--- start Data lines ---

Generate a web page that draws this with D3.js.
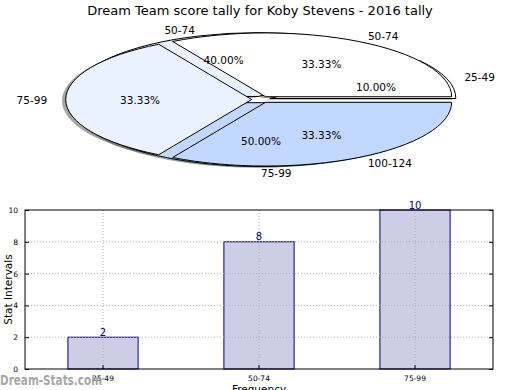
<!DOCTYPE html>
<html>
<head>
<meta charset="utf-8">
<script src="https://cdn.jsdelivr.net/npm/d3@7"></script>
<style>
  body { margin: 0; background: #fff; }
  svg { display: block; font-family: "DejaVu Sans", sans-serif; }
</style>
</head>
<body>
<svg id="chart" width="520" height="390"></svg>
<script>
// pie underneath: share of games by score band
const pieNamesA = ["25-49", "50-74", "75-99"];
const pieValuesA = [2, 8, 10];
// pie on top
const pieNamesB = ["50-74", "75-99", "100-124"];
const pieValuesB = [1, 1, 1];
const sliceColors = ["#ffffff", "#ebf2ff", "#c3d8ff"];

// bar chart
const barNames = ["25-49", "50-74", "75-99"];
const barValues = [2, 8, 10];
const yTicks = [0, 2, 4, 6, 8, 10];

const svg = d3.select("#chart");

svg.append("text")
  .attr("x", 260).attr("y", 10)
  .attr("text-anchor", "middle")
  .attr("dominant-baseline", "central")
  .attr("font-size", 13)
  .text("Dream Team score tally for Koby Stevens - 2016 tally");

// ---- pie (drawn on a unit circle, then squashed into an ellipse) ----
const cx = 261, cy = 99.5, rx = 186, ry = 63.8, explode = 0.05;

// matplotlib style: counterclockwise from 3 o'clock
const pie = d3.pie().sort(null).startAngle(Math.PI / 2).endAngle(Math.PI / 2 - 2 * Math.PI);
const arc = d3.arc().innerRadius(0).outerRadius(1);

const pies = [
  { arcs: pie(pieValuesA), names: pieNamesA },
  { arcs: pie(pieValuesB), names: pieNamesB }
];

function mid(d) { return (d.startAngle + d.endAngle) / 2; }
function off(d, k) {
  const a = mid(d);
  return [cx + k * Math.sin(a) * rx, cy - k * Math.cos(a) * ry];
}

const pieG = svg.append("g");

// shadows first, under every wedge
pies.forEach(p => {
  pieG.append("g").selectAll("path")
    .data(p.arcs)
    .enter().append("path")
    .attr("transform", d => {
      const [x, y] = off(d, explode);
      return `translate(${x - 0.02 * rx},${y + 0.02 * ry}) scale(${rx},${ry})`;
    })
    .attr("d", arc)
    .attr("fill", "#4d4d4d")
    .attr("fill-opacity", 0.5);
});

pies.forEach(p => {
  pieG.append("g").selectAll("path")
    .data(p.arcs)
    .enter().append("path")
    .attr("transform", d => {
      const [x, y] = off(d, explode);
      return `translate(${x},${y}) scale(${rx},${ry})`;
    })
    .attr("d", arc)
    .attr("fill", (d, i) => sliceColors[i])
    .attr("stroke", "#000")
    .attr("stroke-width", 1)
    .attr("vector-effect", "non-scaling-stroke");
});

const fmt = d3.format(".2f");
pies.forEach(p => {
  const total = d3.sum(p.arcs, d => d.value);
  p.arcs.forEach((d, i) => {
    const [px, py] = off(d, explode + 0.6);
    pieG.append("text")
      .attr("x", px).attr("y", py)
      .attr("text-anchor", "middle")
      .attr("dominant-baseline", "central")
      .attr("font-size", 10.5)
      .text(fmt(d.value / total * 100) + "%");
    const [lx, ly] = off(d, explode + 1.1);
    pieG.append("text")
      .attr("x", lx).attr("y", ly)
      .attr("text-anchor", Math.sin(mid(d)) > -1e-6 ? "start" : "end")
      .attr("dominant-baseline", "central")
      .attr("font-size", 10.5)
      .text(p.names[i]);
  });
});

// ---- bar chart ----
const bLeft = 25, bRight = 493, bTop = 210, bBottom = 369;
const x = d3.scaleBand().domain(barNames).range([bLeft, bRight])
  .paddingInner(0.55).paddingOuter(0.275);
const y = d3.scaleLinear().domain([0, 10]).range([bBottom, bTop]);

const grid = svg.append("g")
  .attr("stroke", "#b0b0b0")
  .attr("stroke-dasharray", "1,2");
grid.selectAll(".gy").data(yTicks.slice(1, -1)).enter().append("line")
  .attr("x1", bLeft).attr("x2", bRight)
  .attr("y1", d => y(d)).attr("y2", d => y(d));
grid.selectAll(".gx").data(barNames).enter().append("line")
  .attr("x1", d => x(d) + x.bandwidth() / 2).attr("x2", d => x(d) + x.bandwidth() / 2)
  .attr("y1", bTop).attr("y2", bBottom);

svg.append("g").selectAll("rect")
  .data(barValues)
  .enter().append("rect")
  .attr("x", (d, i) => x(barNames[i]))
  .attr("y", d => y(d))
  .attr("width", x.bandwidth())
  .attr("height", d => y(0) - y(d))
  .attr("fill", "#cdcde6")
  .attr("stroke", "#000080")
  .attr("stroke-width", 1);

// grid shows through the bars
grid.raise();

svg.append("g").selectAll("text")
  .data(barValues)
  .enter().append("text")
  .attr("x", (d, i) => x(barNames[i]) + x.bandwidth() / 2)
  .attr("y", d => y(d) - 1.5)
  .attr("text-anchor", "middle")
  .attr("font-size", 10)
  .attr("fill", "#000080")
  .text(d => d);

svg.append("rect")
  .attr("x", bLeft).attr("y", bTop)
  .attr("width", bRight - bLeft).attr("height", bBottom - bTop)
  .attr("fill", "none").attr("stroke", "#000").attr("stroke-width", 1);

const yAxisL = svg.append("g").attr("transform", `translate(${bLeft},0)`)
  .call(d3.axisLeft(y).tickValues(yTicks).tickSizeInner(-4).tickSizeOuter(0).tickPadding(7));
const yAxisR = svg.append("g").attr("transform", `translate(${bRight},0)`)
  .call(d3.axisRight(y).tickValues(yTicks).tickSizeInner(-4).tickSizeOuter(0).tickFormat(""));
const xAxis = svg.append("g").attr("transform", `translate(0,${bBottom})`)
  .call(d3.axisBottom(x).tickSizeInner(-4).tickSizeOuter(0).tickPadding(7));
[yAxisL, yAxisR, xAxis].forEach(g => {
  g.select(".domain").remove();
  g.selectAll("text").attr("font-size", 7.5).attr("font-family", "DejaVu Sans, sans-serif").attr("fill", "#000");
});

svg.append("text")
  .attr("transform", `translate(8,${(bTop + bBottom) / 2}) rotate(-90)`)
  .attr("text-anchor", "middle")
  .attr("dominant-baseline", "central")
  .attr("font-size", 10.5)
  .text("Stat Intervals");

svg.append("text")
  .attr("x", (bLeft + bRight) / 2).attr("y", 393)
  .attr("text-anchor", "middle")
  .attr("font-size", 10.5)
  .text("Frequency");

svg.append("text")
  .attr("x", 0).attr("y", 385)
  .attr("font-size", 13.5)
  .attr("font-weight", "bold")
  .attr("textLength", 102)
  .attr("lengthAdjust", "spacingAndGlyphs")
  .attr("fill", "#9a9a9a")
  .attr("fill-opacity", 0.9)
  .text("Dream-Stats.com");
</script>
</body>
</html>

--- end Data lines ---

Short problem:
All of the material above should be reproduced exactly, except the pictures.

Task solution:
Generate a web page that draws this with D3.js.
<!DOCTYPE html>
<html>
<head>
<meta charset="utf-8">
<script src="https://cdn.jsdelivr.net/npm/d3@7"></script>
<style>
  body { margin: 0; background: #fff; }
  svg { display: block; font-family: "DejaVu Sans", sans-serif; }
</style>
</head>
<body>
<svg id="chart" width="520" height="390"></svg>
<script>
// pie underneath: share of games by score band
const pieNamesA = ["25-49", "50-74", "75-99"];
const pieValuesA = [2, 8, 10];
// pie on top
const pieNamesB = ["50-74", "75-99", "100-124"];
const pieValuesB = [1, 1, 1];
const sliceColors = ["#ffffff", "#ebf2ff", "#c3d8ff"];

// bar chart
const barNames = ["25-49", "50-74", "75-99"];
const barValues = [2, 8, 10];
const yTicks = [0, 2, 4, 6, 8, 10];

const svg = d3.select("#chart");

svg.append("text")
  .attr("x", 260).attr("y", 10)
  .attr("text-anchor", "middle")
  .attr("dominant-baseline", "central")
  .attr("font-size", 13)
  .text("Dream Team score tally for Koby Stevens - 2016 tally");

// ---- pie (drawn on a unit circle, then squashed into an ellipse) ----
const cx = 261, cy = 99.5, rx = 186, ry = 63.8, explode = 0.05;

// matplotlib style: counterclockwise from 3 o'clock
const pie = d3.pie().sort(null).startAngle(Math.PI / 2).endAngle(Math.PI / 2 - 2 * Math.PI);
const arc = d3.arc().innerRadius(0).outerRadius(1);

const pies = [
  { arcs: pie(pieValuesA), names: pieNamesA },
  { arcs: pie(pieValuesB), names: pieNamesB }
];

function mid(d) { return (d.startAngle + d.endAngle) / 2; }
function off(d, k) {
  const a = mid(d);
  return [cx + k * Math.sin(a) * rx, cy - k * Math.cos(a) * ry];
}

const pieG = svg.append("g");

// shadows first, under every wedge
pies.forEach(p => {
  pieG.append("g").selectAll("path")
    .data(p.arcs)
    .enter().append("path")
    .attr("transform", d => {
      const [x, y] = off(d, explode);
      return `translate(${x - 0.02 * rx},${y + 0.02 * ry}) scale(${rx},${ry})`;
    })
    .attr("d", arc)
    .attr("fill", "#4d4d4d")
    .attr("fill-opacity", 0.5);
});

pies.forEach(p => {
  pieG.append("g").selectAll("path")
    .data(p.arcs)
    .enter().append("path")
    .attr("transform", d => {
      const [x, y] = off(d, explode);
      return `translate(${x},${y}) scale(${rx},${ry})`;
    })
    .attr("d", arc)
    .attr("fill", (d, i) => sliceColors[i])
    .attr("stroke", "#000")
    .attr("stroke-width", 1)
    .attr("vector-effect", "non-scaling-stroke");
});

const fmt = d3.format(".2f");
pies.forEach(p => {
  const total = d3.sum(p.arcs, d => d.value);
  p.arcs.forEach((d, i) => {
    const [px, py] = off(d, explode + 0.6);
    pieG.append("text")
      .attr("x", px).attr("y", py)
      .attr("text-anchor", "middle")
      .attr("dominant-baseline", "central")
      .attr("font-size", 10.5)
      .text(fmt(d.value / total * 100) + "%");
    const [lx, ly] = off(d, explode + 1.1);
    pieG.append("text")
      .attr("x", lx).attr("y", ly)
      .attr("text-anchor", Math.sin(mid(d)) > -1e-6 ? "start" : "end")
      .attr("dominant-baseline", "central")
      .attr("font-size", 10.5)
      .text(p.names[i]);
  });
});

// ---- bar chart ----
const bLeft = 25, bRight = 493, bTop = 210, bBottom = 369;
const x = d3.scaleBand().domain(barNames).range([bLeft, bRight])
  .paddingInner(0.55).paddingOuter(0.275);
const y = d3.scaleLinear().domain([0, 10]).range([bBottom, bTop]);

const grid = svg.append("g")
  .attr("stroke", "#b0b0b0")
  .attr("stroke-dasharray", "1,2");
grid.selectAll(".gy").data(yTicks.slice(1, -1)).enter().append("line")
  .attr("x1", bLeft).attr("x2", bRight)
  .attr("y1", d => y(d)).attr("y2", d => y(d));
grid.selectAll(".gx").data(barNames).enter().append("line")
  .attr("x1", d => x(d) + x.bandwidth() / 2).attr("x2", d => x(d) + x.bandwidth() / 2)
  .attr("y1", bTop).attr("y2", bBottom);

svg.append("g").selectAll("rect")
  .data(barValues)
  .enter().append("rect")
  .attr("x", (d, i) => x(barNames[i]))
  .attr("y", d => y(d))
  .attr("width", x.bandwidth())
  .attr("height", d => y(0) - y(d))
  .attr("fill", "#cdcde6")
  .attr("stroke", "#000080")
  .attr("stroke-width", 1);

// grid shows through the bars
grid.raise();

svg.append("g").selectAll("text")
  .data(barValues)
  .enter().append("text")
  .attr("x", (d, i) => x(barNames[i]) + x.bandwidth() / 2)
  .attr("y", d => y(d) - 1.5)
  .attr("text-anchor", "middle")
  .attr("font-size", 10)
  .attr("fill", "#000080")
  .text(d => d);

svg.append("rect")
  .attr("x", bLeft).attr("y", bTop)
  .attr("width", bRight - bLeft).attr("height", bBottom - bTop)
  .attr("fill", "none").attr("stroke", "#000").attr("stroke-width", 1);

const yAxisL = svg.append("g").attr("transform", `translate(${bLeft},0)`)
  .call(d3.axisLeft(y).tickValues(yTicks).tickSizeInner(-4).tickSizeOuter(0).tickPadding(7));
const yAxisR = svg.append("g").attr("transform", `translate(${bRight},0)`)
  .call(d3.axisRight(y).tickValues(yTicks).tickSizeInner(-4).tickSizeOuter(0).tickFormat(""));
const xAxis = svg.append("g").attr("transform", `translate(0,${bBottom})`)
  .call(d3.axisBottom(x).tickSizeInner(-4).tickSizeOuter(0).tickPadding(7));
[yAxisL, yAxisR, xAxis].forEach(g => {
  g.select(".domain").remove();
  g.selectAll("text").attr("font-size", 7.5).attr("font-family", "DejaVu Sans, sans-serif").attr("fill", "#000");
});

svg.append("text")
  .attr("transform", `translate(8,${(bTop + bBottom) / 2}) rotate(-90)`)
  .attr("text-anchor", "middle")
  .attr("dominant-baseline", "central")
  .attr("font-size", 10.5)
  .text("Stat Intervals");

svg.append("text")
  .attr("x", (bLeft + bRight) / 2).attr("y", 393)
  .attr("text-anchor", "middle")
  .attr("font-size", 10.5)
  .text("Frequency");

svg.append("text")
  .attr("x", 0).attr("y", 385)
  .attr("font-size", 13.5)
  .attr("font-weight", "bold")
  .attr("textLength", 102)
  .attr("lengthAdjust", "spacingAndGlyphs")
  .attr("fill", "#9a9a9a")
  .attr("fill-opacity", 0.9)
  .text("Dream-Stats.com");
</script>
</body>
</html>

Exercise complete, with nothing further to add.